I wonder whether you would be willing to try HTB+cake and/or TBF+cake as that might be even better and allow some of cake's more advanced features? If yes, let me know and I will modify the respectice qos.scripts.

@hnyman, since simplest_tbf is your work, would you be opposed to simply allowing cake as leaf qdisc? This, cake as leaf qdisc (hanging off a HTB tree) is what libreqos uses quite successfully? If not I will whip up a new script...
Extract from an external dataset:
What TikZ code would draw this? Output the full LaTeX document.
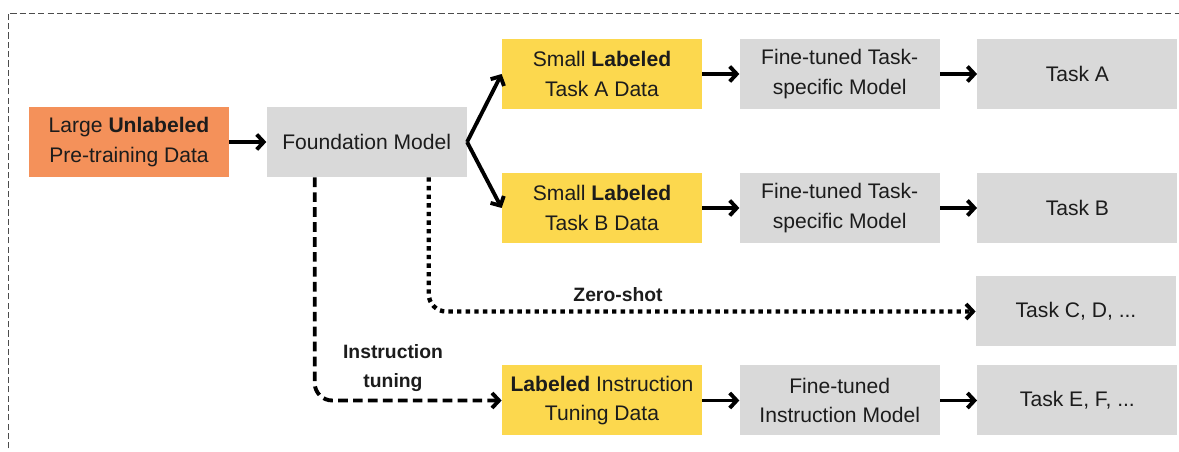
\documentclass[tikz,border=0pt]{standalone}
\usepackage{fontspec}
\setmainfont{Liberation Sans}
\usepackage{tikz}
\usetikzlibrary{arrows.meta, positioning}
\definecolor{boxgray}{HTML}{D9D9D9}
\definecolor{preorange}{HTML}{F4915A}
\definecolor{datayellow}{HTML}{FCD84E}
\definecolor{txt}{HTML}{1C1C1C}
\tikzset{
    box/.style={rectangle, minimum width=4cm, minimum height=1.4cm, align=center, text=txt, font=\fontsize{12}{17}\selectfont},
    model/.style={box, fill=boxgray},
    data/.style={box, fill=datayellow},
    pretrain/.style={box, fill=preorange},
    arrow/.style={line width=2.2pt, -{Straight Barb[length=1.4mm, width=3mm, line width=2.2pt]}},
    lbl/.style={font=\bfseries\fontsize{11}{17}\selectfont, text=txt, align=center}
}

\begin{document}
\begin{tikzpicture}[node distance=0.74cm, line join=round]
        \useasboundingbox (0,0) rectangle (23.58, 9.04);
        % Outer frame (only top and left edges show)
        \draw[gray!60!black, thin, dash pattern=on 3.5pt off 1.8pt] (0.16, -0.3) -- (0.16, 8.78) -- (23.9, 8.78);

        % Pre-training and foundation model
        \node[pretrain] (pre) at (2.58, 6.2) {Large \textbf{Unlabeled}\\Pre-training Data};
        \node[model, right=of pre] (fm) {Foundation Model};

        % Row A
        \node[data] (dataA) at (12.04, 7.56) {Small \textbf{Labeled}\\Task A Data};
        \node[model, right=of dataA] (ftA) {Fine-tuned Task-\\specific Model};
        \node[model, right=of ftA] (taskA) {Task A};

        % Row B
        \node[data] (dataB) at (12.04, 4.88) {Small \textbf{Labeled}\\Task B Data};
        \node[model, right=of dataB] (ftB) {Fine-tuned Task-\\specific Model};
        \node[model, right=of ftB] (taskB) {Task B};

        % Zero-shot target
        \node[model] (taskC) at (21.52, 2.81) {Task C, D, ...};

        % Instruction tuning row
        \node[data] (instr) at (12.04, 1.03) {\textbf{Labeled} Instruction\\Tuning Data};
        \node[model, right=of instr] (ftI) {Fine-tuned\\Instruction Model};
        \node[model, right=of ftI] (taskE) {Task E, F, ...};

        % Labels
        \node[lbl] (zs) at (12.36, 3.14) {Zero-shot};
        \node[lbl] (it) at (7.86, 1.68) {Instruction\\tuning};

        % Connectors
        \draw[arrow] (pre) -- (fm);
        \draw[arrow] (fm.east) -- (dataA.west);
        \draw[arrow] (fm.east) -- (dataB.west);
        \draw[arrow] (dataA) -- (ftA);
        \draw[arrow] (ftA) -- (taskA);
        \draw[arrow] (dataB) -- (ftB);
        \draw[arrow] (ftB) -- (taskB);
        \draw[arrow] (instr) -- (ftI);
        \draw[arrow] (ftI) -- (taskE);
        \draw[arrow, line width=2.5pt, dash pattern=on 2.5pt off 2.4pt, rounded corners=0.35cm] ([xshift=1.24cm]fm.south) |- (taskC.west);
        \draw[arrow, dash pattern=on 5.5pt off 3pt, rounded corners=0.35cm] ([xshift=-1.04cm]fm.south) |- (instr.west);

    \end{tikzpicture}
\end{document}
But you get 810/63... so either fast.com fumbles the upload test and reports bogus numbers (IMHO that is likely, these numbers are probably NOT taking at the remote end, but simply are what the browser reported and modern browsers are works of marvel, but not the best environments for high precision measurements).
Here are the expected throughput limits for your configuration:

IPv4:
900 * ((1500-20-20) / (1500+42)) = 852.14 Mbps
46.48 * ((1500-20-20) / (1500+42)) = 44.01 Mbps
IPv6:
900 * ((1500-40-20) / (1500+42)) = 840.46692607 Mbps
46.48 * ((1500-40-20) / (1500+42)) = 43.4054474708 Mbps

Your download (810 Mbps) looks OK (but could already indicate that the CPU will not allow the 850Mbps, hard to say, as most transfers are not 100% efficient), but the upload (63 Mbps) is off...

Please do, also, in simplest_tbf.qos try changing:

sqm_prepare_script() {
    do_modules
    verify_qdisc "tbf" || return 1

    case $QDISC in
        cake*)
            sqm_warn "Cake is not supported with this script; falling back to FQ-CoDel"
            QDISC=fq_codel ;;
    esac
}

to

sqm_prepare_script() {
    do_modules
    verify_qdisc "tbf" || return 1

    #case $QDISC in
    #    cake*)
    #        sqm_warn "Cake is not supported with this script; falling back to FQ-CoDel"
    #        QDISC=fq_codel ;;
    #esac
}

And set cake as qdisc, to see whether the issue is cake's traffic shaper (which would then imply CPU starvation for cake as shaper).

That is also not wrong, but the increase for cake as shaper in download direction strikes me as higher than easily explained by cake's known behaviour.

I think the interrupts are reasonably distributed already...but that is certainly something to look at as well.